= Problem description =
Output exactly the lines from the first line of the records below through the line containing "const binWidth = 0.01;", both included, leaving out any pictures.

Begin

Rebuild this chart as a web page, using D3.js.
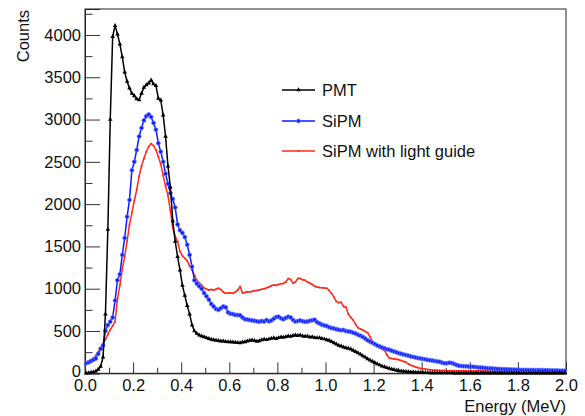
<!DOCTYPE html>
<html>
<head>
<meta charset="utf-8">
<script src="https://cdn.jsdelivr.net/npm/d3@7"></script>
<style>
  body { margin: 0; background: #fff; }
  text { font-family: "Liberation Sans", Arial, Helvetica, sans-serif; }
</style>
</head>
<body>
<div id="svgContainer"></div>
<script>
// Histogram bins: 200 bins of 0.01 MeV from 0 to 2 MeV
const binWidth = 0.01;

const pmt = [
  2, 5, 10, 15, 25, 45, 80, 190, 700, 1700,
  3000, 3980, 4110, 4010, 3890, 3740, 3560, 3450, 3370, 3310,
  3280, 3243, 3231, 3310, 3380, 3410, 3430, 3465, 3420, 3400,
  3250, 3230, 3053, 2800, 2450, 2200, 1800, 1560, 1380, 1220,
  1040, 920, 800, 700, 570, 500, 470, 450, 440, 430,
  420, 410, 400, 395, 390, 385, 380, 380, 375, 372,
  370, 368, 365, 362, 360, 368, 372, 380, 388, 392,
  385, 378, 382, 395, 402, 396, 405, 412, 418, 410,
  420, 428, 425, 432, 440, 436, 445, 450, 446, 452,
  440, 435, 438, 428, 430, 422, 418, 420, 410, 405,
  395, 390, 375, 360, 345, 330, 322, 310, 300, 295,
  285, 270, 255, 240, 225, 205, 190, 170, 155, 140,
  125, 110, 98, 85, 75, 65, 58, 48, 42, 35,
  30, 26, 22, 20, 18, 15, 13, 11, 10, 9,
  8, 7, 6, 5, 5, 4, 4, 4, 3, 3,
  3, 3, 3, 2, 2, 2, 2, 2, 2, 2,
  2, 2, 1, 2, 1, 1, 2, 1, 1, 1,
  1, 1, 1, 1, 1, 1, 1, 1, 1, 1,
  1, 1, 0, 1, 1, 0, 1, 0, 1, 0,
  0, 1, 0, 0, 1, 0, 0, 1, 0, 0
];

const sipm = [
  120, 130, 145, 160, 175, 230, 290, 330, 500, 570,
  610, 660, 860, 1100, 1170, 1400, 1600, 1850, 2050, 2400,
  2500, 2640, 2800, 2900, 2990, 3040, 3060, 3030, 2960, 2880,
  2720, 2620, 2500, 2360, 2240, 2130, 2060, 1960, 1760, 1690,
  1660, 1610, 1520, 1400, 1260, 1100, 1060, 1030, 1000, 950,
  910, 870, 820, 790, 760, 750, 770, 790, 780, 720,
  705, 700, 690, 690, 685, 660, 640, 635, 630, 625,
  620, 615, 610, 618, 612, 630, 615, 625, 645, 665,
  670, 650, 640, 655, 668, 660, 630, 612, 618, 625,
  615, 610, 612, 620, 628, 632, 605, 590, 575, 565,
  560, 545, 535, 530, 522, 515, 510, 512, 500, 495,
  490, 480, 470, 455, 445, 430, 410, 390, 375, 360,
  345, 330, 318, 305, 295, 285, 278, 268, 258, 248,
  238, 230, 222, 215, 208, 200, 194, 186, 180, 175,
  170, 165, 158, 155, 150, 145, 140, 136, 125, 118,
  120, 125, 122, 110, 98, 90, 86, 84, 82, 80,
  78, 76, 74, 70, 68, 66, 63, 60, 58, 56,
  54, 52, 50, 49, 48, 47, 45, 44, 43, 42,
  41, 40, 40, 39, 39, 38, 38, 37, 38, 37,
  36, 35, 35, 34, 34, 33, 32, 31, 31, 30
];

const sipmGuide = [
  110, 130, 155, 180, 210, 250, 300, 350, 400, 460,
  515, 560, 610, 880, 1040, 1230, 1380, 1560, 1760, 1900,
  2040, 2170, 2330, 2450, 2540, 2620, 2680, 2715, 2690, 2640,
  2560, 2470, 2340, 2210, 2100, 1920, 1720, 1620, 1560, 1440,
  1390, 1360, 1330, 1270, 1220, 1160, 1100, 1070, 1040, 1010,
  995, 985, 990, 985, 995, 1005, 990, 960, 945, 950,
  948, 945, 960, 985, 1025, 950, 955, 965, 960, 970,
  975, 980, 985, 995, 1000, 1010, 1020, 1035, 1045, 1040,
  1050, 1060, 1062, 1080, 1120, 1110, 1065, 1080, 1122, 1120,
  1105, 1100, 1080, 1065, 1050, 1030, 1020, 1015, 1012, 1008,
  1005, 980, 945, 900, 850, 835, 840, 790, 780, 700,
  660, 630, 580, 540, 525, 510, 495, 480, 430, 380,
  350, 320, 300, 285, 270, 220, 180, 175, 170, 165,
  160, 150, 140, 130, 110, 95, 85, 75, 65, 58,
  55, 50, 46, 42, 39, 37, 35, 34, 33, 32,
  31, 31, 30, 30, 30, 29, 29, 29, 28, 28,
  28, 28, 27, 27, 27, 27, 26, 26, 26, 26,
  26, 25, 25, 25, 25, 25, 24, 24, 24, 24,
  24, 24, 23, 23, 23, 23, 23, 23, 22, 22,
  22, 22, 22, 22, 22, 21, 21, 21, 21, 21
];

const xTicks = [0, 0.2, 0.4, 0.6, 0.8, 1.0, 1.2, 1.4, 1.6, 1.8, 2.0];
const yTicks = [0, 500, 1000, 1500, 2000, 2500, 3000, 3500, 4000];

const seriesNames = ["PMT", "SiPM", "SiPM with light guide"];
const seriesColors = ["#000000", "#0a1cff", "#ff2a1a"];

const width = 585;
const height = 416;
const frame = { left: 85, right: 566, top: 9, bottom: 373.3 };
const fontsize = 16.5;

const svg = d3.select("#svgContainer").append("svg")
  .attr("width", width)
  .attr("height", height);

const x = d3.scaleLinear().domain([0, 2]).range([frame.left, frame.right]);
const y = d3.scaleLinear().domain([0, 4307]).range([frame.bottom, frame.top]);

// Frame box
svg.append("rect")
  .attr("x", frame.left)
  .attr("y", frame.top)
  .attr("width", frame.right - frame.left)
  .attr("height", frame.bottom - frame.top)
  .attr("fill", "none")
  .attr("stroke", "#222")
  .attr("stroke-width", 1);

// Y axis, ticks pointing inside the frame
const yAxis = svg.append("g")
  .attr("transform", `translate(${frame.left},0)`)
  .call(d3.axisLeft(y).tickValues(yTicks).tickSize(-15).tickPadding(4)
    .tickFormat(d3.format("d")));
// nudge the "0" label up a little so it clears the "0.0" below it
yAxis.selectAll(".tick text").filter(d => d === 0).attr("dy", "0.2em");
svg.append("g")
  .attr("transform", `translate(${frame.left},0)`)
  .call(d3.axisLeft(y).tickValues(d3.range(250, 4300, 500)).tickSize(-7.5).tickFormat(""))
  .select(".domain").remove();

// X axis
svg.append("g")
  .attr("transform", `translate(0,${frame.bottom})`)
  .call(d3.axisBottom(x).tickValues(xTicks).tickSize(-11).tickPadding(6)
    .tickFormat(d3.format(".1f")));
svg.append("g")
  .attr("transform", `translate(0,${frame.bottom})`)
  .call(d3.axisBottom(x).tickValues(d3.range(0.1, 2, 0.2)).tickSize(-5.5).tickFormat(""))
  .select(".domain").remove();

svg.selectAll(".tick text")
  .attr("font-family", "Liberation Sans, Arial, sans-serif")
  .attr("font-size", `${fontsize}px`)
  .attr("fill", "#111");
svg.selectAll(".tick line").attr("stroke", "#333");
svg.selectAll(".domain").attr("stroke", "#222");

// Axis titles
svg.append("text")
  .attr("transform", "translate(29,10) rotate(-90)")
  .attr("text-anchor", "end")
  .attr("font-size", `${fontsize}px`)
  .attr("fill", "#111")
  .text("Counts");

svg.append("text")
  .attr("x", frame.right)
  .attr("y", 412)
  .attr("text-anchor", "end")
  .attr("font-size", `${fontsize}px`)
  .attr("fill", "#111")
  .text("Energy (MeV)");

// Curves
const plot = svg.append("g");
const line = d3.line()
  .x((d, i) => x((i + 0.5) * binWidth))
  .y(d => y(d));

const allSeries = [pmt, sipm, sipmGuide];

function drawMarker(g, k, cx, cy) {
  if (k === 0) {
    g.append("path")
      .attr("d", d3.symbol().type(d3.symbolTriangle).size(9)())
      .attr("transform", `translate(${cx},${cy})`)
      .attr("fill", seriesColors[0]);
  } else if (k === 1) {
    g.append("circle")
      .attr("cx", cx).attr("cy", cy).attr("r", 2)
      .attr("fill", seriesColors[1])
      .attr("stroke", "#6f7dff")
      .attr("stroke-width", 0.8);
  } else {
    g.append("circle")
      .attr("cx", cx).attr("cy", cy).attr("r", 1)
      .attr("fill", seriesColors[2]);
  }
}

// Draw in order so black is on top
[2, 1, 0].forEach(k => {
  const data = allSeries[k];
  plot.append("path")
    .datum(data)
    .attr("d", line)
    .attr("fill", "none")
    .attr("stroke", seriesColors[k])
    .attr("stroke-width", 1.5)
    .attr("stroke-linejoin", "round");
  const mg = plot.append("g");
  for (let i = 0; i < data.length; i++) {
    drawMarker(mg, k, x((i + 0.5) * binWidth), y(data[i]));
  }
});

// Legend
const legendY = [90, 121, 151];
const legend = svg.append("g");
for (let k = 0; k < seriesNames.length; k++) {
  legend.append("line")
    .attr("x1", 282).attr("x2", 315)
    .attr("y1", legendY[k]).attr("y2", legendY[k])
    .attr("stroke", seriesColors[k])
    .attr("stroke-width", 1.5);
  drawMarker(legend, k, 298.5, legendY[k]);
  legend.append("text")
    .attr("x", 322)
    .attr("y", legendY[k] + 6)
    .attr("font-size", `${fontsize}px`)
    .attr("fill", "#111")
    .text(seriesNames[k]);
}
</script>
</body>
</html>
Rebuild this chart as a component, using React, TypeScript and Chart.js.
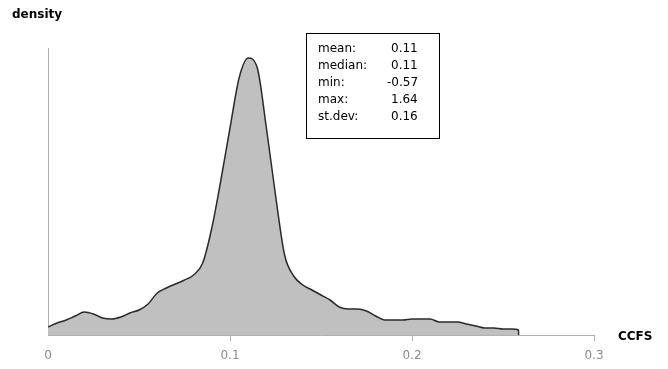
import React, { useEffect, useRef } from "react";
import { Chart, registerables } from "chart.js";

Chart.register(...registerables);

const xValues = [0, 0.005, 0.01, 0.015, 0.02, 0.025, 0.03, 0.035, 0.04, 0.045, 0.05, 0.055, 0.06, 0.065, 0.07, 0.075, 0.08, 0.085, 0.09, 0.095, 0.1, 0.105, 0.11, 0.115, 0.12, 0.125, 0.13, 0.135, 0.14, 0.145, 0.15, 0.155, 0.16, 0.165, 0.17, 0.175, 0.18, 0.185, 0.19, 0.195, 0.2, 0.205, 0.21, 0.215, 0.22, 0.225, 0.23, 0.235, 0.24, 0.245, 0.25, 0.255, 0.2585, 0.2586];
const densityValues = [0.4, 0.6, 0.75, 0.95, 1.15, 1.05, 0.85, 0.8, 0.9, 1.1, 1.25, 1.55, 2.1, 2.35, 2.55, 2.75, 3.0, 3.6, 5.35, 7.75, 10.35, 12.85, 13.85, 13.35, 10.35, 7.0, 4.0, 2.95, 2.5, 2.25, 2.0, 1.75, 1.4, 1.3, 1.3, 1.2, 0.95, 0.75, 0.75, 0.75, 0.8, 0.8, 0.8, 0.65, 0.65, 0.65, 0.55, 0.45, 0.35, 0.35, 0.3, 0.3, 0.25, 0];
const xTicks = [0, 0.1, 0.2, 0.3];
const statLabels = ["mean:", "median:", "min:", "max:", "st.dev:"];
const statValues = ["0.11", "0.11", "-0.57", "1.64", "0.16"];
const xTitle = "CCFS";
const yTitle = "density";

const overlay = {
  id: "overlay",
  afterDraw(chart: any) {
    const ctx = chart.ctx;
    const area = chart.chartArea;
    ctx.save();
    ctx.fillStyle = "#000";
    ctx.font = "bold 12px 'DejaVu Sans'";
    ctx.textBaseline = "middle";
    ctx.textAlign = "left";
    ctx.fillText(yTitle, 12, 15);
    ctx.fillText(xTitle, area.right + 24, area.bottom + 2);
    // stats box
    const bx = 306, by = 33, bw = 133, bh = 105;
    ctx.fillStyle = "#fff";
    ctx.fillRect(bx, by, bw, bh);
    ctx.strokeStyle = "#000";
    ctx.lineWidth = 1;
    ctx.strokeRect(bx + 0.5, by + 0.5, bw, bh);
    ctx.font = "12px 'DejaVu Sans'";
    ctx.fillStyle = "#000";
    statLabels.forEach((l, i) => {
      const y = by + 16 + i * 17;
      ctx.fillText(l, bx + 12, y);
      const v = statValues[i];
      ctx.fillText(v, bx + (v.startsWith("-") ? 81 : 85), y);
    });
    ctx.restore();
  },
};

export default function App() {
  const ref = useRef<HTMLCanvasElement>(null);
  useEffect(() => {
    const chart = new Chart(ref.current!, {
      type: "line",
      data: {
        datasets: [
          {
            data: xValues.map((x, i) => ({ x, y: densityValues[i] })),
            borderColor: "#2a2a2a",
            borderWidth: 1.5,
            backgroundColor: "#c0c0c0",
            fill: "origin",
            pointRadius: 0,
            cubicInterpolationMode: "monotone",
          },
        ],
      },
      options: {
        animation: false,
        responsive: false,
        maintainAspectRatio: false,
        layout: { padding: { left: 48, right: 74, top: 48, bottom: 0 } },
        plugins: { legend: { display: false }, tooltip: { enabled: false } },
        scales: {
          x: {
            type: "linear",
            min: 0,
            max: 0.3,
            afterBuildTicks: (s: any) => {
              s.ticks = xTicks.map((v) => ({ value: v }));
            },
            afterFit: (s: any) => {
              s.height = 34;
            },
            border: { color: "#b0b0b0", width: 1 },
            grid: {
              display: true,
              drawOnChartArea: false,
              drawTicks: true,
              tickLength: 6,
              color: (c: any) => (c.index === 0 ? "rgba(0,0,0,0)" : "#b0b0b0"),
            },
            ticks: {
              color: "#8a8a8a",
              font: { family: "'DejaVu Sans'", size: 12 },
              padding: 8,
              maxRotation: 0,
              callback: (v: any) => String(v),
            },
          },
          y: {
            type: "linear",
            min: 0,
            max: 14.35,
            afterFit: (s: any) => {
              s.width = 0;
            },
            border: { color: "#b0b0b0", width: 1 },
            grid: { display: false, drawTicks: false },
            ticks: { display: false },
          },
        },
      },
      plugins: [overlay],
    });
    return () => chart.destroy();
  }, []);
  return (
    <div style={{ position: "fixed", left: 0, top: 0, width: 668, height: 369, background: "#fff" }}>
      <canvas ref={ref} width={668} height={369} />
    </div>
  );
}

End

= Task solution =
Rebuild this chart as a web page, using D3.js.
<!DOCTYPE html>
<html>
<head>
<meta charset="utf-8">
<script src="https://cdn.jsdelivr.net/npm/d3@7"></script>
<style>
  body { margin: 0; background: #fff; }
  text { font-family: "Liberation Sans", Arial, Helvetica, sans-serif; }
</style>
</head>
<body>
<div id="svgContainer"></div>
<script>
// Histogram bins: 200 bins of 0.01 MeV from 0 to 2 MeV
const binWidth = 0.01;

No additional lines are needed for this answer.